The Value of Defined Process within an IT Organization


In IT organizations, there is a wide range of points of view surrounding the definition of processes within the group. Why is organizational process definition important? Which methods need to be defined? How much time to spend working on this effort? What level of detail should be defined? These are just a few questions that are asked within the organization when discussing this topic. The goal of this post is to highlight a few of these questions and some corresponding basic approaches.

Why is Organizational Process Definition Important?

If an activity is taken up without a plan or an approach, it can be defined as an ad-hoc solution. Over time, an ad-hoc approach will result in lower quality and an ultimately lower value to the organization. If your end goal is business or organizational success, then quality and value need to be increased. Many methodologies apply to the IT organization, and all of them place value on the definition of process.

Which Organizational Processes need to be Defined? 

This can vary based on the IT organization; however, a good rule of thumb is to start with those processes which are high risk to the organization, contain a high level of complexity, or have a high failure rate. Each of these will vary by organization, but within any IT organization, some processes fall into these categories. Changing a firewall rule, hardening a device for foreign travel, or de-activating a former employee’s account and data are just a few examples.

How Much Time to Spend on this Effort?

This can vary based on the IT organization; however, spending just a few hours week to define processes will result in time saved over a year. As with any organizational goal, it takes leadership and discipline from all staff to contribute to the effort. Start small to prove out the concept and incrementally adjust as needed.

What Level of Detail Should be Defined?

Enough detail to understand the basic concepts behind the process. You can be agile here and continually add more information as time goes on, and maturity in the process grows. Generally, several sentences answering each of the following questions is a good start:

1) Who owns, executes, and benefits from the process?

2) What is the process?

3) When do we perform the process?

4) Where are the tools, documentation, or other artifacts to complete the process?

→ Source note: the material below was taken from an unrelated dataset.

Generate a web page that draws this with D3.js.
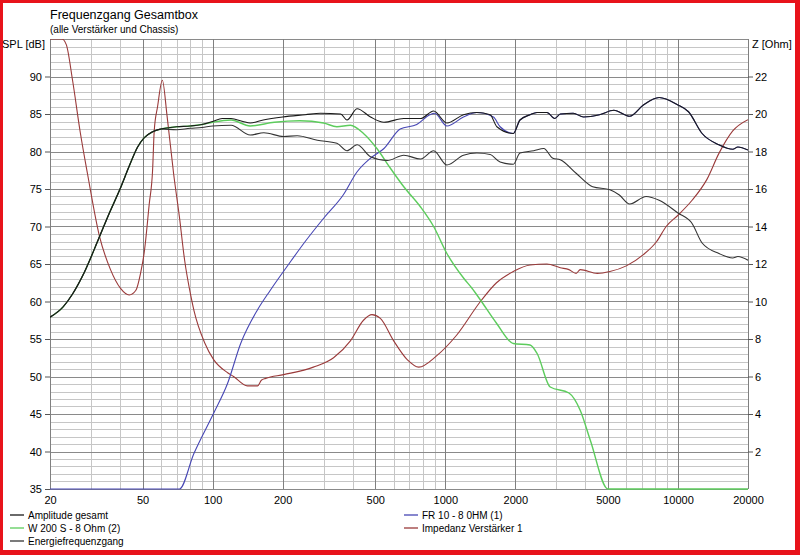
<!DOCTYPE html>
<html>
<head>
<meta charset="utf-8">
<script src="https://cdn.jsdelivr.net/npm/d3@7"></script>
<style>
  body { margin: 0; background: #fff; }
  text { font-family: "Liberation Sans", Arial, sans-serif; fill: #000; }
</style>
</head>
<body>
<div id="chart"></div>
<script>
// Data: [frequency Hz, value]
const lowEnd = [[20, 57.9], [22.8, 59.3], [25, 61], [28, 63.8], [32.4, 68.4], [36, 71.8], [40, 75.0],
  [44, 78.2], [47.6, 80.6], [50.7, 81.8], [55, 82.6], [60, 83.0]];

const amplitudeGesamt = lowEnd.concat([[70, 83.3], [80, 83.4], [90, 83.6], [100, 84.0], [110, 84.4], [120, 84.4],
  [135, 84.0], [145, 83.8], [165, 84.2], [200, 84.6], [250, 84.9], [291, 85.1], [355, 85.0], [378, 84.2],
  [418, 85.7], [477, 84.6], [545, 83.9], [663, 84.4], [783, 84.4], [891, 85.4], [1016, 83.8], [1197, 84.9],
  [1366, 85.2], [1559, 84.9], [1666, 83.3], [1961, 82.4], [2094, 84.2], [2313, 84.9], [2478, 85.2],
  [2735, 85.2], [2955, 84.4], [3121, 85.0], [3545, 85.1], [3930, 84.6], [4600, 84.9], [5300, 85.5],
  [6200, 84.7], [7100, 86.2], [8300, 87.2], [10000, 86.2], [11100, 85.3], [12700, 82.4], [15000, 80.9],
  [17200, 80.3], [18100, 80.6], [20000, 80.2]]);

const w200s = lowEnd.concat([[70, 83.3], [80, 83.4], [90, 83.6], [100, 83.9], [120, 84.2], [145, 83.4],
  [184, 83.9], [237, 84.1], [300, 83.8], [342, 83.3], [391, 83.5], [445, 82.4], [508, 80.4], [580, 77.8],
  [663, 75.3], [783, 72.6], [891, 70.0], [1016, 66.4], [1200, 63.1], [1300, 61.8], [1416, 60.2],
  [1660, 57.1], [1961, 54.4], [2313, 54.2], [2478, 53.1], [2825, 48.6], [3400, 47.8], [3800, 45.5],
  [4200, 41.5], [5000, 35], [20000, 35]]);

const energie = lowEnd.concat([[70, 82.9], [80, 83.1], [90, 83.2], [100, 83.4], [120, 83.5], [145, 82.2],
  [166, 82.5], [202, 82.0], [231, 82.1], [282, 81.5], [342, 81.1], [378, 80.1], [418, 80.9], [477, 79.3],
  [563, 78.8], [663, 79.5], [783, 79.0], [891, 80.1], [1016, 78.2], [1197, 79.5], [1366, 79.8],
  [1559, 79.6], [1720, 78.6], [1961, 78.3], [2094, 79.8], [2400, 80.1], [2650, 80.4], [2900, 79.1],
  [3120, 78.9], [3650, 77.1], [4300, 75.3], [5100, 74.9], [5600, 74.2], [6200, 73.0], [7300, 74.0],
  [8300, 73.5], [10000, 71.8], [11500, 70.4], [12700, 67.8], [15000, 66.4], [17200, 65.8], [18100, 66.0],
  [20000, 65.5]]);

const fr10 = [[20, 35], [72, 35], [83, 39.7], [101, 45.1], [116, 49.1], [132, 54.4], [156, 58.9],
  [177, 61.5], [216, 65.3], [250, 68.0], [300, 71.1], [364, 74.2], [418, 77.3], [477, 79.1], [545, 80.4],
  [640, 83.0], [754, 83.6], [858, 84.9], [900, 85.1], [1016, 83.4], [1197, 84.6], [1366, 85.2],
  [1610, 84.6], [1720, 83.3], [1961, 82.4], [2094, 84.2], [2313, 84.9], [2478, 85.2], [2735, 85.2],
  [2955, 84.4], [3121, 85.0], [3545, 85.1], [3930, 84.6], [4600, 84.9], [5300, 85.5], [6200, 84.7],
  [7100, 86.2], [8300, 87.2], [10000, 86.2], [11100, 85.3], [12700, 82.4], [15000, 80.9], [17200, 80.3],
  [18100, 80.6], [20000, 80.2]];

// impedance, right axis (Ohm)
const impedanz = [[20, 24.0], [22.5, 24.0], [23.5, 23.7], [25, 21.8], [27, 19.0], [29, 16.8], [32.6, 13.5],
  [36.4, 11.7], [40.2, 10.7], [43.8, 10.35], [46.8, 10.6], [49, 11.5], [50.8, 12.6], [53.4, 15.2],
  [55.2, 17.0], [56.1, 19.1], [58, 20.4], [60.8, 21.8], [63.7, 19.9], [68, 16.8], [72, 14.5], [75.8, 12.2],
  [80.6, 10.3], [83.2, 9.5], [92.4, 7.8], [101, 6.9], [116, 6.2], [123, 6.0], [141, 5.5], [156, 5.5],
  [162, 5.8], [169, 5.9], [202, 6.1], [271, 6.5], [331, 7.0], [391, 7.9], [445, 9.0], [484, 9.3],
  [526, 9.1], [600, 7.9], [686, 6.9], [769, 6.5], [917, 7.1], [1118, 8.2], [1416, 10.0], [1660, 11.0],
  [1961, 11.6], [2313, 11.95], [2735, 12.0], [3120, 11.8], [3400, 11.7], [3650, 11.5], [3800, 11.7],
  [4500, 11.5], [5100, 11.6], [6000, 11.9], [7100, 12.5], [8100, 13.2], [8900, 14.0], [10000, 14.6],
  [11500, 15.4], [13300, 16.5], [15000, 17.9], [17200, 19.1], [20000, 19.7]];

const freqTicks = [20, 50, 100, 200, 500, 1000, 2000, 5000, 10000, 20000];
const splTicks = [35, 40, 45, 50, 55, 60, 65, 70, 75, 80, 85, 90];
const zTicks = [2, 4, 6, 8, 10, 12, 14, 16, 18, 20, 22];

const series = [
  { name: "Amplitude gesamt", data: amplitudeGesamt, color: "#1a1a1a", axis: "spl" },
  { name: "W 200 S - 8 Ohm (2)", data: w200s, color: "#5ccc5c", axis: "spl" },
  { name: "Energiefrequenzgang", data: energie, color: "#333333", axis: "spl" },
  { name: "FR 10 - 8 0HM (1)", data: fr10, color: "#4646b4", axis: "spl" },
  { name: "Impedanz Verstärker 1", data: impedanz, color: "#9a3a3a", axis: "z" }
];

const W = 800, H = 555;
const plotLeft = 50, plotRight = 748, plotTop = 39, plotBottom = 489;

const svg = d3.select("#chart").append("svg")
  .attr("width", W)
  .attr("height", H);

// red frame
svg.append("rect").attr("width", W).attr("height", H).attr("fill", "#e8131b");
svg.append("rect").attr("x", 3).attr("y", 3).attr("width", 792).attr("height", 547).attr("fill", "#fff");

const x = d3.scaleLog().domain([20, 20000]).range([plotLeft, plotRight]);
const y = d3.scaleLinear().domain([35, 95]).range([plotBottom, plotTop]);
const z = d3.scaleLinear().domain([0, 24]).range([plotBottom, plotTop]);

// grid
const grid = svg.append("g").attr("shape-rendering", "crispEdges");
const vLines = [];
[10, 100, 1000, 10000].forEach(d => {
  for (let m = 1; m <= 9; m++) {
    const f = m * d;
    if (f >= 20 && f <= 20000) vLines.push({ f: f, major: m === 1 || m === 2 || m === 5 });
  }
});
const hLines = d3.range(35, 96);

grid.selectAll(".hminor").data(hLines.filter(v => v % 5 !== 0)).enter().append("line")
  .attr("x1", plotLeft).attr("x2", plotRight)
  .attr("y1", d => Math.round(y(d)) + 0.5).attr("y2", d => Math.round(y(d)) + 0.5)
  .attr("stroke", "#c6c6c6");
grid.selectAll(".vminor").data(vLines.filter(d => !d.major)).enter().append("line")
  .attr("x1", d => Math.round(x(d.f)) + 0.5).attr("x2", d => Math.round(x(d.f)) + 0.5)
  .attr("y1", plotTop).attr("y2", plotBottom)
  .attr("stroke", "#c6c6c6");
grid.selectAll(".hmajor").data(hLines.filter(v => v % 5 === 0)).enter().append("line")
  .attr("x1", plotLeft).attr("x2", plotRight)
  .attr("y1", d => Math.round(y(d)) + 0.5).attr("y2", d => Math.round(y(d)) + 0.5)
  .attr("stroke", "#8a8a8a");
grid.selectAll(".vmajor").data(vLines.filter(d => d.major)).enter().append("line")
  .attr("x1", d => Math.round(x(d.f)) + 0.5).attr("x2", d => Math.round(x(d.f)) + 0.5)
  .attr("y1", plotTop).attr("y2", plotBottom)
  .attr("stroke", "#808080");

// title
svg.append("text").attr("x", 50).attr("y", 19).style("font-size", "12.5px").attr("fill", "#222")
  .text("Frequenzgang Gesamtbox");
svg.append("text").attr("x", 50).attr("y", 33).style("font-size", "10px").attr("fill", "#222")
  .text("(alle Verstärker und Chassis)");

// left axis
const yAxis = d3.axisLeft(y).tickValues(splTicks).tickSize(5).tickPadding(3);
const gy = svg.append("g").attr("transform", "translate(" + plotLeft + ",0)").call(yAxis);
gy.select(".domain").remove();
gy.selectAll("text").style("font-size", "11px").style("font-family", "Liberation Sans, Arial, sans-serif");
gy.selectAll("line").attr("stroke", "#555");
svg.append("text").attr("x", 45).attr("y", 48).attr("text-anchor", "end").style("font-size", "11px")
  .text("SPL [dB]");

// right axis
const zAxis = d3.axisRight(z).tickValues(zTicks).tickSize(5).tickPadding(2);
const gz = svg.append("g").attr("transform", "translate(" + plotRight + ",0)").call(zAxis);
gz.select(".domain").remove();
gz.selectAll("text").style("font-size", "11px").style("font-family", "Liberation Sans, Arial, sans-serif");
gz.selectAll("line").attr("stroke", "#555");
svg.append("text").attr("x", 752).attr("y", 48).style("font-size", "11px").text("Z [Ohm]");

// bottom axis
const xAxis = d3.axisBottom(x).tickValues(freqTicks).tickFormat(d3.format("d")).tickSize(0).tickPadding(7);
const gx = svg.append("g").attr("transform", "translate(0," + plotBottom + ")").call(xAxis);
gx.select(".domain").remove();
gx.selectAll("text").style("font-size", "11px").style("font-family", "Liberation Sans, Arial, sans-serif");

// curves
svg.append("clipPath").attr("id", "plot").append("rect")
  .attr("x", plotLeft).attr("y", plotTop).attr("width", plotRight - plotLeft).attr("height", plotBottom - plotTop + 1);

const lineSpl = d3.line().x(d => x(d[0])).y(d => y(d[1])).curve(d3.curveMonotoneX);
const lineZ = d3.line().x(d => x(d[0])).y(d => z(d[1])).curve(d3.curveMonotoneX);

const drawOrder = [4, 3, 1, 2, 0];
svg.append("g").attr("clip-path", "url(#plot)")
  .selectAll("path").data(drawOrder.map(i => series[i])).enter().append("path")
  .attr("d", s => s.axis === "z" ? lineZ(s.data) : lineSpl(s.data))
  .attr("fill", "none")
  .attr("stroke", s => s.color)
  .attr("stroke-width", s => s.name === "W 200 S - 8 Ohm (2)" ? 1.4 : 1.1);

// legend
const legendPos = [[10, 515], [10, 528], [10, 541], [404, 515], [404, 528]];
const legendG = svg.selectAll(".legend").data(series).enter().append("g")
  .attr("class", "legend")
  .attr("transform", (d, i) => "translate(" + legendPos[i][0] + "," + legendPos[i][1] + ")");
legendG.append("line").attr("x1", 0).attr("x2", 14).attr("y1", 0).attr("y2", 0)
  .attr("stroke", d => d.color).attr("stroke-width", 1.3);
legendG.append("text").attr("x", 18).attr("y", 4).style("font-size", "10px").text(d => d.name);
</script>
</body>
</html>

5) Why do we do have the process, and what value does it provide?

6) How does the process start, finish, and interact with other

How can Organizational Process Definition Help Us?

Taking activities from ad-hoc to a documented state can help increase the operational maturity within an organization. By taking some necessary steps, an IT organization can see value relatively quickly in the areas of quicker process execution, fewer errors in process execution, and broader staff capability to perform the task. Each of these contributes to increasing the quality of the process, resulting in a higher value for the IT organization or business.